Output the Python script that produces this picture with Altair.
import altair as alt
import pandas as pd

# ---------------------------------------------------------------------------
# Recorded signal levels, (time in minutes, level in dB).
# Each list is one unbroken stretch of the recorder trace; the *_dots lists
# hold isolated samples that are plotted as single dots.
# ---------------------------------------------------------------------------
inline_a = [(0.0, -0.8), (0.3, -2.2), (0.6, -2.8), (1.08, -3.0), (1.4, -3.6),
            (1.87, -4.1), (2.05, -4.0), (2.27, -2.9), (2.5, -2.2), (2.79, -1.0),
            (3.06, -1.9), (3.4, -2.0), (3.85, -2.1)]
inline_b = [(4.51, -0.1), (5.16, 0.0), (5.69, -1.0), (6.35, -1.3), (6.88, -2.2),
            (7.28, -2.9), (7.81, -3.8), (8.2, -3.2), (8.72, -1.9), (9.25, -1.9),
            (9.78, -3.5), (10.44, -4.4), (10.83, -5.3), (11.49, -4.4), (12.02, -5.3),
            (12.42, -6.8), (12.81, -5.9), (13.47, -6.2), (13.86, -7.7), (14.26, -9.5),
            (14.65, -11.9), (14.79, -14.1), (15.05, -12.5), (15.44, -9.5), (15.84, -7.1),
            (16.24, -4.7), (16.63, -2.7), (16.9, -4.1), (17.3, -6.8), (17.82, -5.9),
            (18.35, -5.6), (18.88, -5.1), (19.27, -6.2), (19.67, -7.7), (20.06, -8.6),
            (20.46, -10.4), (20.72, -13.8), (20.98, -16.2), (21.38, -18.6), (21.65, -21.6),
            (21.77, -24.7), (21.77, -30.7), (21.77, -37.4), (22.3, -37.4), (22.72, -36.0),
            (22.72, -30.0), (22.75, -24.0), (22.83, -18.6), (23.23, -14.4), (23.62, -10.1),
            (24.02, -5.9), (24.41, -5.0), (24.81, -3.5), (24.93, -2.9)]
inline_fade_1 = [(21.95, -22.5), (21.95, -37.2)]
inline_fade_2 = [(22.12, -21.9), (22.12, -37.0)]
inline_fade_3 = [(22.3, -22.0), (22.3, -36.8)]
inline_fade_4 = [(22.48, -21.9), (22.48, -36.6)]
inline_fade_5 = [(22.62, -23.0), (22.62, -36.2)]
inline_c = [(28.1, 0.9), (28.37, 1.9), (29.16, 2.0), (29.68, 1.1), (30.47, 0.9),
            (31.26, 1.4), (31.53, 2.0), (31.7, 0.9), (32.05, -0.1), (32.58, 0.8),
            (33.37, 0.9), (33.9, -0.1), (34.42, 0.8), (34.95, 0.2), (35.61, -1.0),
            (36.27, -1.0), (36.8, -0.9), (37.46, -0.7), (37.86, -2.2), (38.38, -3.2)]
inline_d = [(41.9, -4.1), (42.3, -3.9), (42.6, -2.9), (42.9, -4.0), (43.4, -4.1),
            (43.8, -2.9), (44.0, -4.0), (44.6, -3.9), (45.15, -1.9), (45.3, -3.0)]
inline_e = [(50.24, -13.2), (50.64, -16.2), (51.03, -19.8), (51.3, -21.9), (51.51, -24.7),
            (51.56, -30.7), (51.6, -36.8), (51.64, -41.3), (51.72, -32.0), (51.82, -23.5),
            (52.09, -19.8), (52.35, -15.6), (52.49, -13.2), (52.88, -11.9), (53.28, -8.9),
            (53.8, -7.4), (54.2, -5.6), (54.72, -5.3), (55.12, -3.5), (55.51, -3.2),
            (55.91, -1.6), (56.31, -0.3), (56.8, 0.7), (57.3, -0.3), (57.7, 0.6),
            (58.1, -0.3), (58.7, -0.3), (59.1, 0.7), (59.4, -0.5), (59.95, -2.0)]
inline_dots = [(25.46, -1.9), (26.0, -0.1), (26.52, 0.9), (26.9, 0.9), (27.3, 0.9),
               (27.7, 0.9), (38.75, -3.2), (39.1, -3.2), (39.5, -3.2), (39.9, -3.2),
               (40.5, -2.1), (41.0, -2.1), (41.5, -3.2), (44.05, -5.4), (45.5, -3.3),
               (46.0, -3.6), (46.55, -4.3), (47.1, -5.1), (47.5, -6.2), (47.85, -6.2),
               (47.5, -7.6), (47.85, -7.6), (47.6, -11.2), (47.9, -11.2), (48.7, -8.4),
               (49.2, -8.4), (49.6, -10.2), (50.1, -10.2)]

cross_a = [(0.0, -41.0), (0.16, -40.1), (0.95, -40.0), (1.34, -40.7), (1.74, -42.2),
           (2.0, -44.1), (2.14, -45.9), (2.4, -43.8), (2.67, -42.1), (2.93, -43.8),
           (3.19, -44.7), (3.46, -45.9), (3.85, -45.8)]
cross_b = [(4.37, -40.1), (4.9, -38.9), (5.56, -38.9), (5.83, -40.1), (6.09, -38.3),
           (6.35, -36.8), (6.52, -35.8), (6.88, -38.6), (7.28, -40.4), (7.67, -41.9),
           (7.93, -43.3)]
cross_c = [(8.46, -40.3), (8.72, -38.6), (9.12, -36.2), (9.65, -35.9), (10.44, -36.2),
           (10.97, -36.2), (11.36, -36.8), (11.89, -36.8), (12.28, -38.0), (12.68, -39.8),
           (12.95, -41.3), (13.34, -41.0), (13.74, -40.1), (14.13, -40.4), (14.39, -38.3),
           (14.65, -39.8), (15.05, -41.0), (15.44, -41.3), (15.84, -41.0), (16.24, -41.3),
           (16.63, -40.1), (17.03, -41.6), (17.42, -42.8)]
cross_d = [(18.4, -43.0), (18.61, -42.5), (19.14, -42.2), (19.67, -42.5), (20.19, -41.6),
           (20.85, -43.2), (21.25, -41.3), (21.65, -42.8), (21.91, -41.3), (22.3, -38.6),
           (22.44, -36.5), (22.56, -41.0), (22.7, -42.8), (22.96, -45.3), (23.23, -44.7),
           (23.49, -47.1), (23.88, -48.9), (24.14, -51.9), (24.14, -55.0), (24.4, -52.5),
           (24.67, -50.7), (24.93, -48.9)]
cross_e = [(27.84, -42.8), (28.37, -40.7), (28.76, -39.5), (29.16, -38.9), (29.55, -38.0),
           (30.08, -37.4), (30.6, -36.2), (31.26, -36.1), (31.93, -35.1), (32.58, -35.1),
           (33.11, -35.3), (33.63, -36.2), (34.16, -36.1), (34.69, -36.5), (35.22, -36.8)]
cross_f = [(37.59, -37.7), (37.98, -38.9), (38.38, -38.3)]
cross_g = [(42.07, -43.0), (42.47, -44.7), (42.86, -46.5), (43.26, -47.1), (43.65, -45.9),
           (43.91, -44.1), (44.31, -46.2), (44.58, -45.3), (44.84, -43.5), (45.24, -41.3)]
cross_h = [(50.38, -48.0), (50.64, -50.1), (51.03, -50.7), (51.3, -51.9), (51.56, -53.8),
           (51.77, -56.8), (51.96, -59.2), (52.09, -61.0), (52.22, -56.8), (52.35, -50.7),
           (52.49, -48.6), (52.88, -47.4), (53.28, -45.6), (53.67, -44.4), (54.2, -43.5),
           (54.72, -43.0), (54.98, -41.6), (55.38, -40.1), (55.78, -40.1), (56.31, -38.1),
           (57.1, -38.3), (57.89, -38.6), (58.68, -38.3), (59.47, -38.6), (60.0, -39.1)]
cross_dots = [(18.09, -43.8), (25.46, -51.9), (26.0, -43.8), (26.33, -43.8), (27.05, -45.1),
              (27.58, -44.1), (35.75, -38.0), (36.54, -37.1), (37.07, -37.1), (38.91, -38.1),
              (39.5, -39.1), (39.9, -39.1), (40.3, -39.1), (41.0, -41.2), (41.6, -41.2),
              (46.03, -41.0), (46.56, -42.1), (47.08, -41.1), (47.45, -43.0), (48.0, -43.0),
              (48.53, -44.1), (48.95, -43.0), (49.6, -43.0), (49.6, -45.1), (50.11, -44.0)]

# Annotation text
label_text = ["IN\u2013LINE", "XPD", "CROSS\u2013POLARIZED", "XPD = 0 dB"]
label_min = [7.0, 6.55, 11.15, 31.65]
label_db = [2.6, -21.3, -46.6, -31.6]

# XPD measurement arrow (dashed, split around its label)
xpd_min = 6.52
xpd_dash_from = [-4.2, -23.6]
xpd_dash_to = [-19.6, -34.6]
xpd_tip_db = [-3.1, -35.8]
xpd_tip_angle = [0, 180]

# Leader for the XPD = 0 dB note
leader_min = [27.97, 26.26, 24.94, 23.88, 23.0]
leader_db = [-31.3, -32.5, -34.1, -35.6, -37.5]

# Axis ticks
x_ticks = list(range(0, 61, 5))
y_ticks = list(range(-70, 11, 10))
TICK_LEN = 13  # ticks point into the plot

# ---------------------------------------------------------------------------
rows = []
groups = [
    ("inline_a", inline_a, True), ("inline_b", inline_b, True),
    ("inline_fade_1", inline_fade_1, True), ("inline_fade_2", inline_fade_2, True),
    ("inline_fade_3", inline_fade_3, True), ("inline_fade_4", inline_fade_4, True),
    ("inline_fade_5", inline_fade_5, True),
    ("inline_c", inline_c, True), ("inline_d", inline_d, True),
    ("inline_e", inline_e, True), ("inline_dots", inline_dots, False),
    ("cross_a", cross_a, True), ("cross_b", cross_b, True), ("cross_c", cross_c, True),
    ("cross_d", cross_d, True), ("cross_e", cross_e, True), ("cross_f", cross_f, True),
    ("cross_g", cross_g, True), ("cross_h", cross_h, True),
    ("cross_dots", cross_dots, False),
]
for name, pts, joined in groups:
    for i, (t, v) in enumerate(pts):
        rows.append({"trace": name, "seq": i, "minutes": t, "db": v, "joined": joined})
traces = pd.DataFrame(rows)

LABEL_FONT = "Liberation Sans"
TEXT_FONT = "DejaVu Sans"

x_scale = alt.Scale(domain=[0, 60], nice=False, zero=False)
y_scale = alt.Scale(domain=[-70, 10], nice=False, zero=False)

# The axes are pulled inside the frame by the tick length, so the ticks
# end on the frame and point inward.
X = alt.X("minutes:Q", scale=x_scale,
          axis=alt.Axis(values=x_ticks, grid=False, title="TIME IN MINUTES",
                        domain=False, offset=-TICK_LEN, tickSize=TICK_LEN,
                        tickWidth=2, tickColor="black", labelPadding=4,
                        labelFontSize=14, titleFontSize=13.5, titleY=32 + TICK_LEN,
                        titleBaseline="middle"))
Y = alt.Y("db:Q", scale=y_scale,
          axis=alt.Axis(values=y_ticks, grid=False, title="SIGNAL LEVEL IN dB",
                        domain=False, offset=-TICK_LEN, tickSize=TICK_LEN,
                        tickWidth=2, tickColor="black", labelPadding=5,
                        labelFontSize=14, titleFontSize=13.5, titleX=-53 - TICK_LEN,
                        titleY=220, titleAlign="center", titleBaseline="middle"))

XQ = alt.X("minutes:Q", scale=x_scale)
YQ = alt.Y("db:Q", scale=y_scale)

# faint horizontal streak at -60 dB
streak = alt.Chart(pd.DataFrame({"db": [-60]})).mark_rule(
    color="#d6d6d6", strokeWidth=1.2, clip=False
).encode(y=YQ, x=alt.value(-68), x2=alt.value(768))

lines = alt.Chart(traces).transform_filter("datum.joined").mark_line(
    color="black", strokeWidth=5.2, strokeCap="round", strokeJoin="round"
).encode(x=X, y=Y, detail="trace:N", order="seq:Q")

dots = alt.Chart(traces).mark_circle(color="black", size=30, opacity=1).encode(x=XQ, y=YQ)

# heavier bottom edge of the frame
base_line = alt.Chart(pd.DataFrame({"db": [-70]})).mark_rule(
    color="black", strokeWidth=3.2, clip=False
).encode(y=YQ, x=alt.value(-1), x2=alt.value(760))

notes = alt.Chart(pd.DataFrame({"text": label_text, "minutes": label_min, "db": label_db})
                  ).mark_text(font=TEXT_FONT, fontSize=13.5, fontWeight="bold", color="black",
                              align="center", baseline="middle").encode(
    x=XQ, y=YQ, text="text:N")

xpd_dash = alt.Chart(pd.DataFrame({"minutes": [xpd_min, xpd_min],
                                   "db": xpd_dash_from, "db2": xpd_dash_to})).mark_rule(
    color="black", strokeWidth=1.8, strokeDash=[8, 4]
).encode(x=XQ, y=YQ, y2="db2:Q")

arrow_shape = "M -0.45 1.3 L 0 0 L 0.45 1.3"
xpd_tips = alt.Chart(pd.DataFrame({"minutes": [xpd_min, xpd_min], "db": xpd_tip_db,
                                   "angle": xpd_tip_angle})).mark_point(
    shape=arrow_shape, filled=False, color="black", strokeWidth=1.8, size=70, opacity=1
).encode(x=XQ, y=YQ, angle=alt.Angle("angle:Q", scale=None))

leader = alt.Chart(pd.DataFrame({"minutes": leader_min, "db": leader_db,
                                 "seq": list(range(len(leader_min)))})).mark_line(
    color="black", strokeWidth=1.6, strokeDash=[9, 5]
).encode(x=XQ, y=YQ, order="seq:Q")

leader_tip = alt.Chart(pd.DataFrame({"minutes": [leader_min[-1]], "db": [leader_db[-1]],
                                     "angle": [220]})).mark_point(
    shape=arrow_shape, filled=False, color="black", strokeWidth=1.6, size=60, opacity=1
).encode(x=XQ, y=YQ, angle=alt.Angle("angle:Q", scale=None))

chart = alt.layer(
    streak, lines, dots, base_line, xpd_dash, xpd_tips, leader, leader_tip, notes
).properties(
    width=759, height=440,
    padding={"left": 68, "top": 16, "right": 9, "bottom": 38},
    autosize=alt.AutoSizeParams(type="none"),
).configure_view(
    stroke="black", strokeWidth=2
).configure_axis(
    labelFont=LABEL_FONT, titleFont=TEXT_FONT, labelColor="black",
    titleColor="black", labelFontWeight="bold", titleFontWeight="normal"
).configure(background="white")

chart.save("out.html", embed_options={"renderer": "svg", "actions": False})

==

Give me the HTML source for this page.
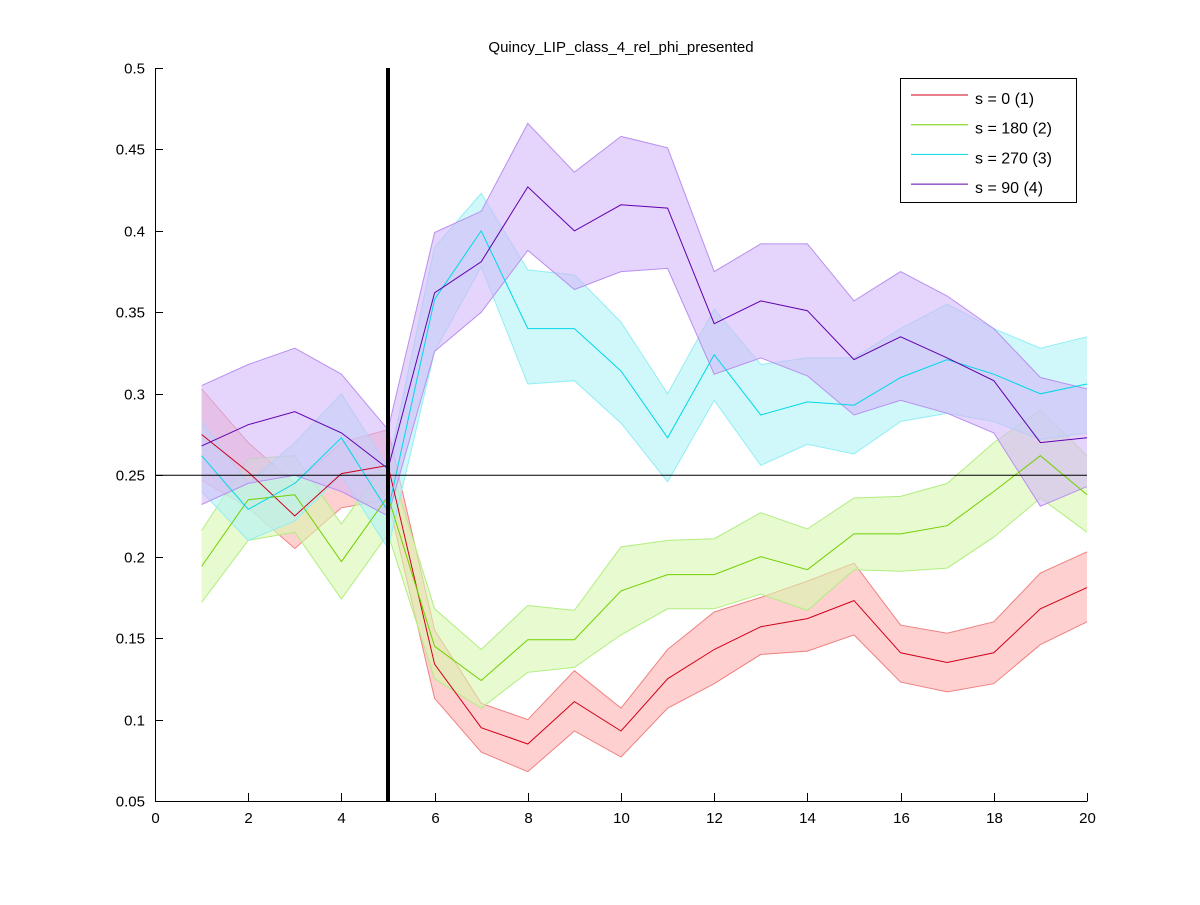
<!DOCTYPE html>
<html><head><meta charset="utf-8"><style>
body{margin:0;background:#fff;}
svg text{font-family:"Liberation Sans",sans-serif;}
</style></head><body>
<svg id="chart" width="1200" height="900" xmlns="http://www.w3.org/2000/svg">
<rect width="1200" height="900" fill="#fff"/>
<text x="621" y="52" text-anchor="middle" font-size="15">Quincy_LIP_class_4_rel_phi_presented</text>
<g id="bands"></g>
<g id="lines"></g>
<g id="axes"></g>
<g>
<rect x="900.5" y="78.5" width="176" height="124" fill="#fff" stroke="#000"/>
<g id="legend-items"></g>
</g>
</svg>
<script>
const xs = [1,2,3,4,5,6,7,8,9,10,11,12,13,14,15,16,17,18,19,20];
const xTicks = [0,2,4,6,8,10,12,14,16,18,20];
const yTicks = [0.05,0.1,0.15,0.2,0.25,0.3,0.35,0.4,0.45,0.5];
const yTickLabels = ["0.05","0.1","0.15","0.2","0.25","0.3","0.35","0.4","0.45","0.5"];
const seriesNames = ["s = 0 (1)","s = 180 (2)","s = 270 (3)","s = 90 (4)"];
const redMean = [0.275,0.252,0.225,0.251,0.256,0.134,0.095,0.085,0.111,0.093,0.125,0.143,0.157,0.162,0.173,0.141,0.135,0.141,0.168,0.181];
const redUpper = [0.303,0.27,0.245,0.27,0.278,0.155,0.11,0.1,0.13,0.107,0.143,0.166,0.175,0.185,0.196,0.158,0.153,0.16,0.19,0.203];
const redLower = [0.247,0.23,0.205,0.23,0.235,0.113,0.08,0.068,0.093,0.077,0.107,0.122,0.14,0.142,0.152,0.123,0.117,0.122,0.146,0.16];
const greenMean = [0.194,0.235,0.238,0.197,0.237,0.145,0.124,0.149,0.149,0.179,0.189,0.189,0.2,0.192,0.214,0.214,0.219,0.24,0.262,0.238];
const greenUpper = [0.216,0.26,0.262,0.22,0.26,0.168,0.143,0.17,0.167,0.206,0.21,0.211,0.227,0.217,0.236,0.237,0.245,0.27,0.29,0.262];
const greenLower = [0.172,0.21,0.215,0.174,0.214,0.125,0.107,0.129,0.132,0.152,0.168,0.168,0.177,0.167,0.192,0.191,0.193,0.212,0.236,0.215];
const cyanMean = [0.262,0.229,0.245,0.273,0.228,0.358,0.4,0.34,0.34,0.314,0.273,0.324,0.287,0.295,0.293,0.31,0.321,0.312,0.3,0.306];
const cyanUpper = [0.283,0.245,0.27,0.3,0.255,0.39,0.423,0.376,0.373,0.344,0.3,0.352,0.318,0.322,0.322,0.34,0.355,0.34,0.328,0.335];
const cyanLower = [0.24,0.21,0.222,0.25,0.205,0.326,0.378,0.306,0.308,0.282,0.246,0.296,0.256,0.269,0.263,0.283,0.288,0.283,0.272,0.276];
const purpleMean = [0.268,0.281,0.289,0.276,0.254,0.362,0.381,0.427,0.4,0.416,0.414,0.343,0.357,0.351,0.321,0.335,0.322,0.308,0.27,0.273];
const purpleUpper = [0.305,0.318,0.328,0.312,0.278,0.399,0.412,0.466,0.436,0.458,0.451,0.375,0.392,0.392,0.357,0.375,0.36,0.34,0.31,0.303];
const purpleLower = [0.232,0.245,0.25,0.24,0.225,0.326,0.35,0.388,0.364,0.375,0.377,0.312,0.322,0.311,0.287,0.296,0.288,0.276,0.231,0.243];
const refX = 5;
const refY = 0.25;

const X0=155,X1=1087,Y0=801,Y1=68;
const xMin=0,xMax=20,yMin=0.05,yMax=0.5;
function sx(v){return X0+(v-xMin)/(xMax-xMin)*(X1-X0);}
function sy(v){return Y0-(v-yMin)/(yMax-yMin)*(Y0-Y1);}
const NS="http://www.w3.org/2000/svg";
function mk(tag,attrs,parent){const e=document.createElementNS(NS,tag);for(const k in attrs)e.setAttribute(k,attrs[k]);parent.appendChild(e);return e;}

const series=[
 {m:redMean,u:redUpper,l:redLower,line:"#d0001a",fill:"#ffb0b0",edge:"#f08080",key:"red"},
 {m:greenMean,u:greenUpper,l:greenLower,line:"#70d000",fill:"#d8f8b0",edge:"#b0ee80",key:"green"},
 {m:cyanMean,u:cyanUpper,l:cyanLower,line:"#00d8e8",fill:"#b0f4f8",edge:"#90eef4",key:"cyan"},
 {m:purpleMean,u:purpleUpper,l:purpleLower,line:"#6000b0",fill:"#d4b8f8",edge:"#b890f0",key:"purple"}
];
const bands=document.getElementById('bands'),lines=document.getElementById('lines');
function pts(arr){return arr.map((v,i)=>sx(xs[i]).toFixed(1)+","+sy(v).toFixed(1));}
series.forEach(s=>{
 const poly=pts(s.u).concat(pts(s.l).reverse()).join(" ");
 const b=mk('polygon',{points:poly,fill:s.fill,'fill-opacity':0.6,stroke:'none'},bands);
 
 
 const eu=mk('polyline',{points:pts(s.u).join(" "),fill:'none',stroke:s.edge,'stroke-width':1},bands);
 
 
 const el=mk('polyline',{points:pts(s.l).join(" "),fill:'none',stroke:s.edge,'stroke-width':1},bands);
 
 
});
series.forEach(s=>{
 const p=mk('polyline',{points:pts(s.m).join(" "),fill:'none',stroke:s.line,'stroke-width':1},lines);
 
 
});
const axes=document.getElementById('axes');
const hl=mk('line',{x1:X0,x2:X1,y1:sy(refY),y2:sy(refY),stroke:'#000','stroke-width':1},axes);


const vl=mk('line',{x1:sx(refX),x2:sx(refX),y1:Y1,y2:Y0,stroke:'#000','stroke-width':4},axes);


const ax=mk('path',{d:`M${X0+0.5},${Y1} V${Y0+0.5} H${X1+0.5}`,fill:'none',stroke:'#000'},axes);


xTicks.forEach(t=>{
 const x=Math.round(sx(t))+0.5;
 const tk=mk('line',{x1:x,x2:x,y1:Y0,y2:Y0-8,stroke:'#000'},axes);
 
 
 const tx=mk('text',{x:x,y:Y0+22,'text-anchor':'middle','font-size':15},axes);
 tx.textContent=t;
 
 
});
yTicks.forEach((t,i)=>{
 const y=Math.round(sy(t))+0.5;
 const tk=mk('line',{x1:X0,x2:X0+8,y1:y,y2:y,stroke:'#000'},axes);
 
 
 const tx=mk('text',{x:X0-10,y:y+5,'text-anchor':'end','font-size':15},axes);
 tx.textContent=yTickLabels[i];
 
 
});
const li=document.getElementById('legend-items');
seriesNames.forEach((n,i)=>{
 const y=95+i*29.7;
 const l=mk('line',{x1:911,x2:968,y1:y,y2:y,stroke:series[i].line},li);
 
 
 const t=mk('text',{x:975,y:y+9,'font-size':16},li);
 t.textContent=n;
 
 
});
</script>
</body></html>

...

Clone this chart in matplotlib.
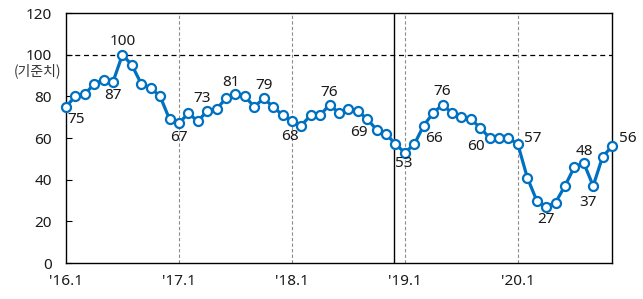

What the task asks: Exactly repeat the lines from the line with "Output the Python" to the line with "import pandas as pd", including both, and output nothing else.

Exercise solution:
Output the Python script that produces this picture with Altair.
import altair as alt
import pandas as pd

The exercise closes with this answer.